Designing an Orchestration layer for data processing jobs

4 min readSep 16, 2021

Introduction

Nowadays, most organizations have huge datasets available to them and they’re always trying to derive meaningful insights out of it. A number of products are available in the market to define and execute such data processing jobs, Microsoft’s Azure Databricks for example. Assume you already have a huge volume of data in different data sets and a number of users who want to make use of it. How can you provide an interface to your users to create their own data products from existing data assets?

Recently, we came across such a problem statement- an interface to define data processing jobs and run them on a compute of user’s choice. This blog is about the design we converged on to meet those requirements.

Requirements

Upon discussions with the customer and target users, following are the requirements we identified for an MVP.

Users shall upload a file, for example- a Spark SQL script, that contains the data processing logic.
Users shall specify the input data asset and the output the job produces.
Users shall run these jobs On Demand- as and when needed, or configure them to be run On Schedule or On Event. This is where some out of the box solutions we evaluated didn’t meet the requirements. Jobs need to be triggered on certain events like- an update to input data asset. Users also wanted the flexibility to trigger jobs on schedule.
Users shall be able to specify certain conditions that will checked before running a job. For example- the input data must have been updated in last ‘x’ hours. If the conditions are not met, retries shall happen as per retry policy.

As the discussions progressed, we identified a few more items critical to the vision we had in mind.

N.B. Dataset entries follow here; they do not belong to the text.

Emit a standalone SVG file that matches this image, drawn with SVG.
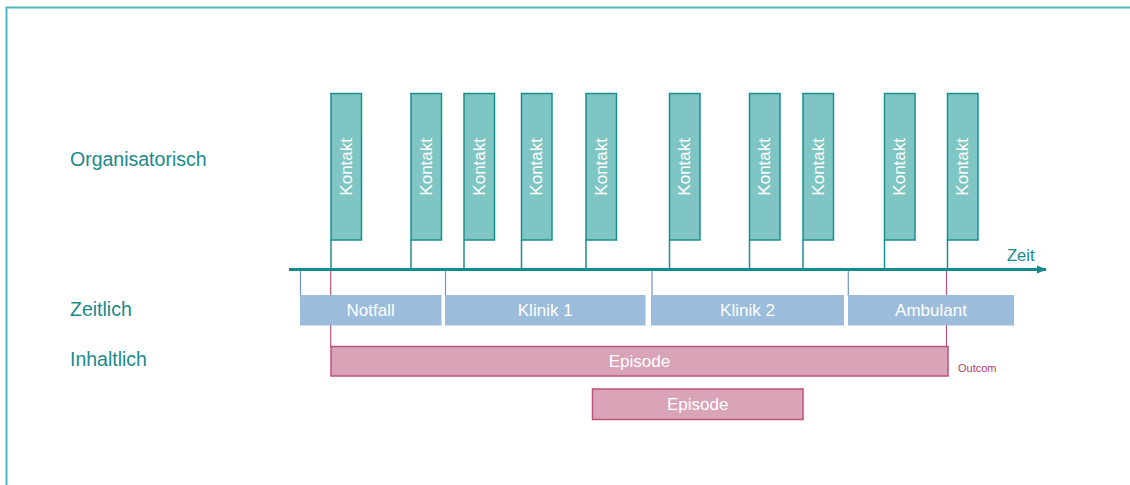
<svg xmlns="http://www.w3.org/2000/svg" width="1130" height="485" viewBox="0 0 1130 485">
  <style>
    .frame { fill: none; stroke: #4fb8b8; stroke-width: 2; }
    .lbl { font-family: "Liberation Sans", Arial, sans-serif; font-size: 19.5px; fill: #1a8a8a; }
    .contact rect { fill: #7fc5c3; stroke: #1b8e8e; stroke-width: 1.5; }
    .contact text, .phase text, .episode text { font-family: "Liberation Sans", Arial, sans-serif; fill: #ffffff; text-anchor: middle; dominant-baseline: central; }
    .contact text { font-size: 17px; }
    .phase rect { fill: #9bbcdb; }
    .phase text { font-size: 17px; }
    .episode rect { fill: #d9a3b8; stroke: #c0507c; stroke-width: 1.5; }
    .episode text { font-size: 17px; }
    .tick-c { stroke: #1b8e8e; stroke-width: 1.5; }
    .tick-b { stroke: #6c93c8; stroke-width: 1.2; }
    .tick-p { stroke: #c0507c; stroke-width: 1.2; }
  </style>
  <defs>
    <marker id="arrow" markerWidth="12" markerHeight="12" refX="9" refY="6" orient="auto" markerUnits="userSpaceOnUse">
      <path d="M0,2 L10,6 L0,10 Z" fill="#168a8a"/>
    </marker>
  </defs>

  <!-- outer frame (top and left edges) -->
  <path class="frame" d="M6.5,485 V7.5 H1130"/>

  <!-- row labels -->
  <g id="row-labels">
    <text class="lbl" x="70" y="166">Organisatorisch</text>
    <text class="lbl" x="70" y="316">Zeitlich</text>
    <text class="lbl" x="70" y="366">Inhaltlich</text>
  </g>

  <!-- connectors: ticks from axis -->
  <g id="connectors">
    <line class="tick-p" x1="330.7" y1="268" x2="330.7" y2="347"/>
    <line class="tick-p" x1="946.5" y1="270" x2="946.5" y2="347"/>
    <line class="tick-b" x1="300.5" y1="270" x2="300.5" y2="310"/>
    <line class="tick-b" x1="445.5" y1="270" x2="445.5" y2="296"/>
    <line class="tick-b" x1="652" y1="270" x2="652" y2="296"/>
    <line class="tick-b" x1="848.3" y1="270" x2="848.3" y2="296"/>
    <line class="tick-c" x1="331" y1="240" x2="331" y2="269"/>
    <line class="tick-c" x1="411" y1="240" x2="411" y2="269"/>
    <line class="tick-c" x1="464" y1="240" x2="464" y2="269"/>
    <line class="tick-c" x1="521.5" y1="240" x2="521.5" y2="269"/>
    <line class="tick-c" x1="586" y1="240" x2="586" y2="269"/>
    <line class="tick-c" x1="669.5" y1="240" x2="669.5" y2="269"/>
    <line class="tick-c" x1="749.5" y1="240" x2="749.5" y2="269"/>
    <line class="tick-c" x1="803" y1="240" x2="803" y2="269"/>
    <line class="tick-c" x1="884.5" y1="240" x2="884.5" y2="269"/>
    <line class="tick-c" x1="947.5" y1="240" x2="947.5" y2="269"/>
    <!-- time axis -->
    <line x1="289" y1="269.5" x2="1046" y2="269.5" stroke="#168a8a" stroke-width="3" marker-end="url(#arrow)"/>
  </g>
  <text x="1007" y="261" font-family="Liberation Sans, Arial, sans-serif" font-size="16.5" fill="#168a8a">Zeit</text>

  <!-- contacts -->
  <g id="contact-1" class="contact"><rect x="331" y="93.5" width="30.5" height="146.5"/><text transform="translate(346.2,166.8) rotate(-90)">Kontakt</text></g>
  <g id="contact-2" class="contact"><rect x="411" y="93.5" width="30.5" height="146.5"/><text transform="translate(426.2,166.8) rotate(-90)">Kontakt</text></g>
  <g id="contact-3" class="contact"><rect x="464" y="93.5" width="30.5" height="146.5"/><text transform="translate(479.2,166.8) rotate(-90)">Kontakt</text></g>
  <g id="contact-4" class="contact"><rect x="521.5" y="93.5" width="30.5" height="146.5"/><text transform="translate(536.7,166.8) rotate(-90)">Kontakt</text></g>
  <g id="contact-5" class="contact"><rect x="586" y="93.5" width="30.5" height="146.5"/><text transform="translate(601.2,166.8) rotate(-90)">Kontakt</text></g>
  <g id="contact-6" class="contact"><rect x="669.5" y="93.5" width="30.5" height="146.5"/><text transform="translate(684.7,166.8) rotate(-90)">Kontakt</text></g>
  <g id="contact-7" class="contact"><rect x="749.5" y="93.5" width="30.5" height="146.5"/><text transform="translate(764.7,166.8) rotate(-90)">Kontakt</text></g>
  <g id="contact-8" class="contact"><rect x="803" y="93.5" width="30.5" height="146.5"/><text transform="translate(818.2,166.8) rotate(-90)">Kontakt</text></g>
  <g id="contact-9" class="contact"><rect x="884.5" y="93.5" width="30.5" height="146.5"/><text transform="translate(899.7,166.8) rotate(-90)">Kontakt</text></g>
  <g id="contact-10" class="contact"><rect x="947.5" y="93.5" width="30.5" height="146.5"/><text transform="translate(962.7,166.8) rotate(-90)">Kontakt</text></g>

  <!-- phases -->
  <g id="phase-notfall" class="phase"><rect x="300" y="295" width="141.5" height="30.5"/><text x="370.7" y="310.5">Notfall</text></g>
  <g id="phase-klinik1" class="phase"><rect x="445" y="295" width="200.5" height="30.5"/><text x="545.2" y="310.5">Klinik 1</text></g>
  <g id="phase-klinik2" class="phase"><rect x="651" y="295" width="193" height="30.5"/><text x="747.5" y="310.5">Klinik 2</text></g>
  <g id="phase-ambulant" class="phase"><rect x="848" y="295" width="166" height="30.5"/><text x="931" y="310.5">Ambulant</text></g>

  <!-- episodes -->
  <g id="episode-1" class="episode"><rect x="331" y="346.5" width="617" height="29.5"/><text x="639.5" y="361.3">Episode</text></g>
  <g id="episode-2" class="episode"><rect x="592.5" y="389" width="210.5" height="30.5"/><text x="697.7" y="404.3">Episode</text></g>

  <text id="outcome" x="958" y="372" font-family="Liberation Sans, Arial, sans-serif" font-size="11" fill="#b03a68">Outcom</text>
</svg>
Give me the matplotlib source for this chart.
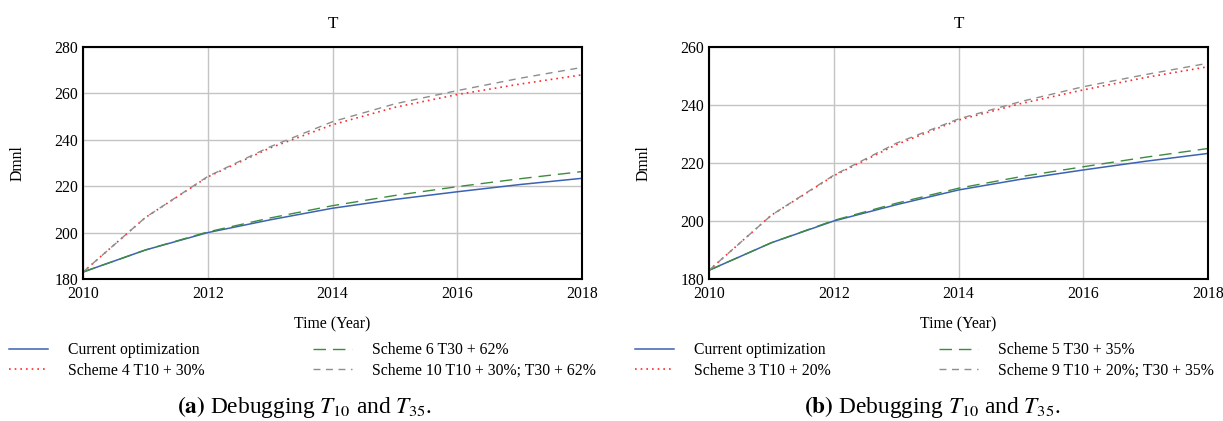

The data processing workload was going to be run on dedicated compute like Azure Databricks. What we wanted was a scalable and reliable orchestration solution with minimal operationalization efforts, for the user to author jobs and manage job runs.
Though the initial target for these jobs was Azure Databricks, the solution should be able to support other computes as well.
The solution should be customizable for current and future needs. For instance, the evaluation of conditions mentioned earlier could get complex and depend on events happening on other data sets.
Ability to control concurrency- more often than not multiple instance of the same job could result in inconsistency in the output. The solution needed a way to control concurrent runs of same job. The data ingestion pattern to existing datasets suggested that the number of events could be significant and could result in concurrent runs if not controlled.

Solution Architecture

After several rounds of discussions, we came up with an architecture that could meet our requirements. The ability for customizations, modularity, extensibility and lesser development and operationalization efforts were the guiding principles in our discussions.

Job management portal

A modern, single page application that offers a GUI for the user to create new jobs, view and edit existing jobs, trigger on-demand jobs and view status of past and current job runs.

Job management service

A RESTful service where the jobs are defined and stored. Jobs defined by a user as well as status of job runs are stored in the database owned by this service. This service exposed CRUD operations for job metadata and job run statuses as RESTful APIs.

Execution queue

For better decoupling, we decided to go with an asynchronous pattern to trigger the jobs. Irrespective of the type of job- On demand, On schedule or On event, new job runs are submitted to this queue.

Scheduler

A standalone service to trigger jobs based on CRON expressions defined in each job. On creation of ‘On-Schedule’ jobs, job management service would create a recurring schedule here. Job runs will be submitted to the queue by this service as scheduled.

Developing a scheduler from scratch would take considerable development and testing efforts. You could go for a readily available solution for this. In our case, we went for Hangfire, an opensource solution.

Events Consumer

A thin background worker, dedicated to process incoming events from the data lake. The sole responsibility of this process is to parse the events, identify the jobs to run and send them to execution queue.

Job Processor

Another background worker that interacts with the compute, Azure Databricks for example, for actual data processing. This is the most complex component in this design. Responsibilities of this component included- reading the job metadata from job management service, checking for any running instances of the same job, checking for conditions by interacting with conditions check service, updating job run status, starting job execution on the compute, waiting for the job to finish and retrying jobs in case of condition check or other failures.

Conditions Check Service

A RESTful service dedicated to check conditions. This service would interact with relevant data sources to evaluate all the conditions for a job.

Compute

This is where the actual data processing happens, this would be a third party service, like Azure Databricks. The compute engine would download the job logic, a Spark SQL file for example, and execute it to produce the output dataset.

Conclusion

The solution proved stable and highly responsive after completing first milestone of the implementation phase. This might not be an architecture that fits every need. In many cases, out of the box solutions like Azure Data Factory could be sufficient. Our case had some special requirements those weren’t fully supported by out of the box solutions we evaluated, like- the condition checks, concurrency checks, schedules, triggers from existing data processing solutions and flexibility to add more features.